§ **What this task involves**: Write the data out again exactly, with no pictures.

§ **Data extract**:
:::::

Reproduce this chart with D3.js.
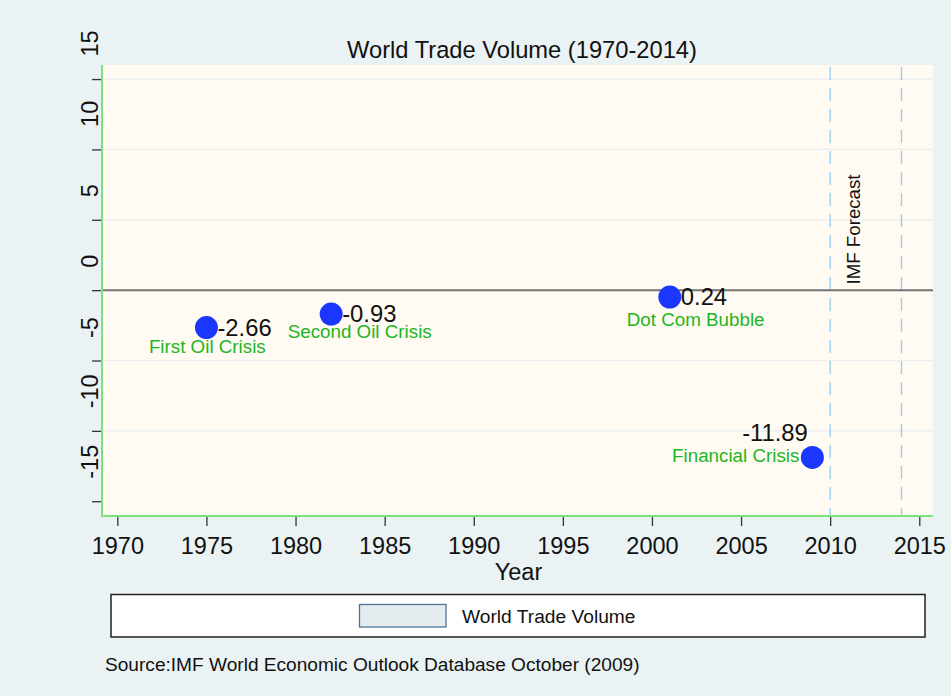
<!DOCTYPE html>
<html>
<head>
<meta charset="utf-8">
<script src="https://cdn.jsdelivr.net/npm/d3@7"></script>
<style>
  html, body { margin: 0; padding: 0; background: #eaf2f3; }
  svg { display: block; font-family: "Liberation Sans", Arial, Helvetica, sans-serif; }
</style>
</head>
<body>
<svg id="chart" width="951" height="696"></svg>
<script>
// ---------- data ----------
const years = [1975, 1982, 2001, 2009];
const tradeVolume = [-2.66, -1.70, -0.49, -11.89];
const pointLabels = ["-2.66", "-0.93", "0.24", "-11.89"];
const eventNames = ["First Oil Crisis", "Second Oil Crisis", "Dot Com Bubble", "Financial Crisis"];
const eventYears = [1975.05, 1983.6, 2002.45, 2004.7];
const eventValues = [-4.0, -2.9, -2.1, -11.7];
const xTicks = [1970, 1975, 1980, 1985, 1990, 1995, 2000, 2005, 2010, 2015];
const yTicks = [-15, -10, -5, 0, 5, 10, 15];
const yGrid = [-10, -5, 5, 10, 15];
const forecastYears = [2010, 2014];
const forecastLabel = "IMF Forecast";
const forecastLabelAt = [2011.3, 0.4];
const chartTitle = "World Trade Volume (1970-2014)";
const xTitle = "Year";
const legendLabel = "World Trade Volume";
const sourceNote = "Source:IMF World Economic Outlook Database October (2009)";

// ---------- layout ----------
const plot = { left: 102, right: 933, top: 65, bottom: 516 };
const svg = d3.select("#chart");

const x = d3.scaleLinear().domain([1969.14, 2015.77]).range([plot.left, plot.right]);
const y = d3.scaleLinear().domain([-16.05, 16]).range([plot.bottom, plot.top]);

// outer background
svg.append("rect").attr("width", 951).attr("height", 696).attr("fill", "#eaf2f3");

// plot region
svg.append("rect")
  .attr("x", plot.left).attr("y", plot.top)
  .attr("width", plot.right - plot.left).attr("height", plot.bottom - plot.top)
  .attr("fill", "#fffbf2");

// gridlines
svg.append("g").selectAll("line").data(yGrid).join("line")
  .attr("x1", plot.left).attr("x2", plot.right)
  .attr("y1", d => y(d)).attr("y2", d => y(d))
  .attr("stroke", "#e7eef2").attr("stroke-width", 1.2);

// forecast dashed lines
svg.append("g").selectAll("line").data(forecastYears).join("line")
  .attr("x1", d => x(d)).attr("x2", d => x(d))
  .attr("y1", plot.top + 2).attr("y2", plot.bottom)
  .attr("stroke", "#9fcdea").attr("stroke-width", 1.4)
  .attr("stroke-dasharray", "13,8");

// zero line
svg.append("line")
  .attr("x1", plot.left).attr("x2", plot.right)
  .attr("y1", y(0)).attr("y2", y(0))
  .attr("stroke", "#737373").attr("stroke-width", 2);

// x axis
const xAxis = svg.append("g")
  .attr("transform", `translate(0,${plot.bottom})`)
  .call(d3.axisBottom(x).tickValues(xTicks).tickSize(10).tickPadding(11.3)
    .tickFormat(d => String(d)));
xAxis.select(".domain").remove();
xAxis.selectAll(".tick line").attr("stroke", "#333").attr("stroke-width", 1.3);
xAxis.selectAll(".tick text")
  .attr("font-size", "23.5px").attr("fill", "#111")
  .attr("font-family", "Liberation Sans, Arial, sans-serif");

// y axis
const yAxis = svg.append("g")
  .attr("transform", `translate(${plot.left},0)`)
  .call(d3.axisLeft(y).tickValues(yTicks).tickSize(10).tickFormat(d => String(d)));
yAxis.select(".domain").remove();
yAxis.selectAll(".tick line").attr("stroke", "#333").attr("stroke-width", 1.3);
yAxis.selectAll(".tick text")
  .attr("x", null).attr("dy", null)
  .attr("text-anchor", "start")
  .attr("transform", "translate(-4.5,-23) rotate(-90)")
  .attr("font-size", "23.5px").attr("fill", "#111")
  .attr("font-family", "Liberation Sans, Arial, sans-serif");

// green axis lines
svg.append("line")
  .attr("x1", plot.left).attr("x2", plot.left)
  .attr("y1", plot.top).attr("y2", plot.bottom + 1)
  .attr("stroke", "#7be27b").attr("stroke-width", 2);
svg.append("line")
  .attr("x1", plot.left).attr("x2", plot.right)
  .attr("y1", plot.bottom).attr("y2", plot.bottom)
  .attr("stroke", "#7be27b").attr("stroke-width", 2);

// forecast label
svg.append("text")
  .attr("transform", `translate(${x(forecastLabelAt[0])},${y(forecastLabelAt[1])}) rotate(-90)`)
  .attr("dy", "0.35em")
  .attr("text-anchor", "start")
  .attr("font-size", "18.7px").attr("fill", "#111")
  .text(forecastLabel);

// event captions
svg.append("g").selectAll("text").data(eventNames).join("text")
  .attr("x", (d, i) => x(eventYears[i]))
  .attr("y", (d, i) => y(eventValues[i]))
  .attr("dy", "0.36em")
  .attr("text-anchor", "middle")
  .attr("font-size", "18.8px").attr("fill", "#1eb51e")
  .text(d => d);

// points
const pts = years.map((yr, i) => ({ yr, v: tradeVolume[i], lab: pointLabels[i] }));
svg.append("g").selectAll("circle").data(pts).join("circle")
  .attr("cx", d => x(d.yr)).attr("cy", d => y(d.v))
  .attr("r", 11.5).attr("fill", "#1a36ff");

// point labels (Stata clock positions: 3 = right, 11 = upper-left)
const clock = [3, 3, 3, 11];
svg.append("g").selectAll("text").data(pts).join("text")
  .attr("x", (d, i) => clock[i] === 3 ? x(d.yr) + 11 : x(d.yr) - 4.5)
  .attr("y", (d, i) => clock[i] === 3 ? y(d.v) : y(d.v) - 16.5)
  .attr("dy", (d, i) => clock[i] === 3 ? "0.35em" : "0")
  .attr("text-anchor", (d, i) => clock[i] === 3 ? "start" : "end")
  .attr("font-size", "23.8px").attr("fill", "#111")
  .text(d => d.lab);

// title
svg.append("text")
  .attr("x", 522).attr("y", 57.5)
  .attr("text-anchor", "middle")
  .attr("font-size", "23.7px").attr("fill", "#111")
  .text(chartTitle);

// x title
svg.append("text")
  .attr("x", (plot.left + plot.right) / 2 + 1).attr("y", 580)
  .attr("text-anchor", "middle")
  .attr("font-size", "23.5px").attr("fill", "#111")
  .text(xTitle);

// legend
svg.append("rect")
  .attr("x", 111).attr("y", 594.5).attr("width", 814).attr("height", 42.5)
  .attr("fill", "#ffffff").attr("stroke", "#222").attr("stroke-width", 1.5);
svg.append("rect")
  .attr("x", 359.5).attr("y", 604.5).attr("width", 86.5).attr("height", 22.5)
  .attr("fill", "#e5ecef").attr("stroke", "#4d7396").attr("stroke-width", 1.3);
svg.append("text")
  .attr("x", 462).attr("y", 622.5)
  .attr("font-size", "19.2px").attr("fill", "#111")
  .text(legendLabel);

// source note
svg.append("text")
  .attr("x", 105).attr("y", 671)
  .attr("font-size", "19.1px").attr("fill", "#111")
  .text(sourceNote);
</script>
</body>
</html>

:::::

§ **The answer**:
Reproduce this chart with D3.js.
<!DOCTYPE html>
<html>
<head>
<meta charset="utf-8">
<script src="https://cdn.jsdelivr.net/npm/d3@7"></script>
<style>
  html, body { margin: 0; padding: 0; background: #eaf2f3; }
  svg { display: block; font-family: "Liberation Sans", Arial, Helvetica, sans-serif; }
</style>
</head>
<body>
<svg id="chart" width="951" height="696"></svg>
<script>
// ---------- data ----------
const years = [1975, 1982, 2001, 2009];
const tradeVolume = [-2.66, -1.70, -0.49, -11.89];
const pointLabels = ["-2.66", "-0.93", "0.24", "-11.89"];
const eventNames = ["First Oil Crisis", "Second Oil Crisis", "Dot Com Bubble", "Financial Crisis"];
const eventYears = [1975.05, 1983.6, 2002.45, 2004.7];
const eventValues = [-4.0, -2.9, -2.1, -11.7];
const xTicks = [1970, 1975, 1980, 1985, 1990, 1995, 2000, 2005, 2010, 2015];
const yTicks = [-15, -10, -5, 0, 5, 10, 15];
const yGrid = [-10, -5, 5, 10, 15];
const forecastYears = [2010, 2014];
const forecastLabel = "IMF Forecast";
const forecastLabelAt = [2011.3, 0.4];
const chartTitle = "World Trade Volume (1970-2014)";
const xTitle = "Year";
const legendLabel = "World Trade Volume";
const sourceNote = "Source:IMF World Economic Outlook Database October (2009)";

// ---------- layout ----------
const plot = { left: 102, right: 933, top: 65, bottom: 516 };
const svg = d3.select("#chart");

const x = d3.scaleLinear().domain([1969.14, 2015.77]).range([plot.left, plot.right]);
const y = d3.scaleLinear().domain([-16.05, 16]).range([plot.bottom, plot.top]);

// outer background
svg.append("rect").attr("width", 951).attr("height", 696).attr("fill", "#eaf2f3");

// plot region
svg.append("rect")
  .attr("x", plot.left).attr("y", plot.top)
  .attr("width", plot.right - plot.left).attr("height", plot.bottom - plot.top)
  .attr("fill", "#fffbf2");

// gridlines
svg.append("g").selectAll("line").data(yGrid).join("line")
  .attr("x1", plot.left).attr("x2", plot.right)
  .attr("y1", d => y(d)).attr("y2", d => y(d))
  .attr("stroke", "#e7eef2").attr("stroke-width", 1.2);

// forecast dashed lines
svg.append("g").selectAll("line").data(forecastYears).join("line")
  .attr("x1", d => x(d)).attr("x2", d => x(d))
  .attr("y1", plot.top + 2).attr("y2", plot.bottom)
  .attr("stroke", "#9fcdea").attr("stroke-width", 1.4)
  .attr("stroke-dasharray", "13,8");

// zero line
svg.append("line")
  .attr("x1", plot.left).attr("x2", plot.right)
  .attr("y1", y(0)).attr("y2", y(0))
  .attr("stroke", "#737373").attr("stroke-width", 2);

// x axis
const xAxis = svg.append("g")
  .attr("transform", `translate(0,${plot.bottom})`)
  .call(d3.axisBottom(x).tickValues(xTicks).tickSize(10).tickPadding(11.3)
    .tickFormat(d => String(d)));
xAxis.select(".domain").remove();
xAxis.selectAll(".tick line").attr("stroke", "#333").attr("stroke-width", 1.3);
xAxis.selectAll(".tick text")
  .attr("font-size", "23.5px").attr("fill", "#111")
  .attr("font-family", "Liberation Sans, Arial, sans-serif");

// y axis
const yAxis = svg.append("g")
  .attr("transform", `translate(${plot.left},0)`)
  .call(d3.axisLeft(y).tickValues(yTicks).tickSize(10).tickFormat(d => String(d)));
yAxis.select(".domain").remove();
yAxis.selectAll(".tick line").attr("stroke", "#333").attr("stroke-width", 1.3);
yAxis.selectAll(".tick text")
  .attr("x", null).attr("dy", null)
  .attr("text-anchor", "start")
  .attr("transform", "translate(-4.5,-23) rotate(-90)")
  .attr("font-size", "23.5px").attr("fill", "#111")
  .attr("font-family", "Liberation Sans, Arial, sans-serif");

// green axis lines
svg.append("line")
  .attr("x1", plot.left).attr("x2", plot.left)
  .attr("y1", plot.top).attr("y2", plot.bottom + 1)
  .attr("stroke", "#7be27b").attr("stroke-width", 2);
svg.append("line")
  .attr("x1", plot.left).attr("x2", plot.right)
  .attr("y1", plot.bottom).attr("y2", plot.bottom)
  .attr("stroke", "#7be27b").attr("stroke-width", 2);

// forecast label
svg.append("text")
  .attr("transform", `translate(${x(forecastLabelAt[0])},${y(forecastLabelAt[1])}) rotate(-90)`)
  .attr("dy", "0.35em")
  .attr("text-anchor", "start")
  .attr("font-size", "18.7px").attr("fill", "#111")
  .text(forecastLabel);

// event captions
svg.append("g").selectAll("text").data(eventNames).join("text")
  .attr("x", (d, i) => x(eventYears[i]))
  .attr("y", (d, i) => y(eventValues[i]))
  .attr("dy", "0.36em")
  .attr("text-anchor", "middle")
  .attr("font-size", "18.8px").attr("fill", "#1eb51e")
  .text(d => d);

// points
const pts = years.map((yr, i) => ({ yr, v: tradeVolume[i], lab: pointLabels[i] }));
svg.append("g").selectAll("circle").data(pts).join("circle")
  .attr("cx", d => x(d.yr)).attr("cy", d => y(d.v))
  .attr("r", 11.5).attr("fill", "#1a36ff");

// point labels (Stata clock positions: 3 = right, 11 = upper-left)
const clock = [3, 3, 3, 11];
svg.append("g").selectAll("text").data(pts).join("text")
  .attr("x", (d, i) => clock[i] === 3 ? x(d.yr) + 11 : x(d.yr) - 4.5)
  .attr("y", (d, i) => clock[i] === 3 ? y(d.v) : y(d.v) - 16.5)
  .attr("dy", (d, i) => clock[i] === 3 ? "0.35em" : "0")
  .attr("text-anchor", (d, i) => clock[i] === 3 ? "start" : "end")
  .attr("font-size", "23.8px").attr("fill", "#111")
  .text(d => d.lab);

// title
svg.append("text")
  .attr("x", 522).attr("y", 57.5)
  .attr("text-anchor", "middle")
  .attr("font-size", "23.7px").attr("fill", "#111")
  .text(chartTitle);

// x title
svg.append("text")
  .attr("x", (plot.left + plot.right) / 2 + 1).attr("y", 580)
  .attr("text-anchor", "middle")
  .attr("font-size", "23.5px").attr("fill", "#111")
  .text(xTitle);

// legend
svg.append("rect")
  .attr("x", 111).attr("y", 594.5).attr("width", 814).attr("height", 42.5)
  .attr("fill", "#ffffff").attr("stroke", "#222").attr("stroke-width", 1.5);
svg.append("rect")
  .attr("x", 359.5).attr("y", 604.5).attr("width", 86.5).attr("height", 22.5)
  .attr("fill", "#e5ecef").attr("stroke", "#4d7396").attr("stroke-width", 1.3);
svg.append("text")
  .attr("x", 462).attr("y", 622.5)
  .attr("font-size", "19.2px").attr("fill", "#111")
  .text(legendLabel);

// source note
svg.append("text")
  .attr("x", 105).attr("y", 671)
  .attr("font-size", "19.1px").attr("fill", "#111")
  .text(sourceNote);
</script>
</body>
</html>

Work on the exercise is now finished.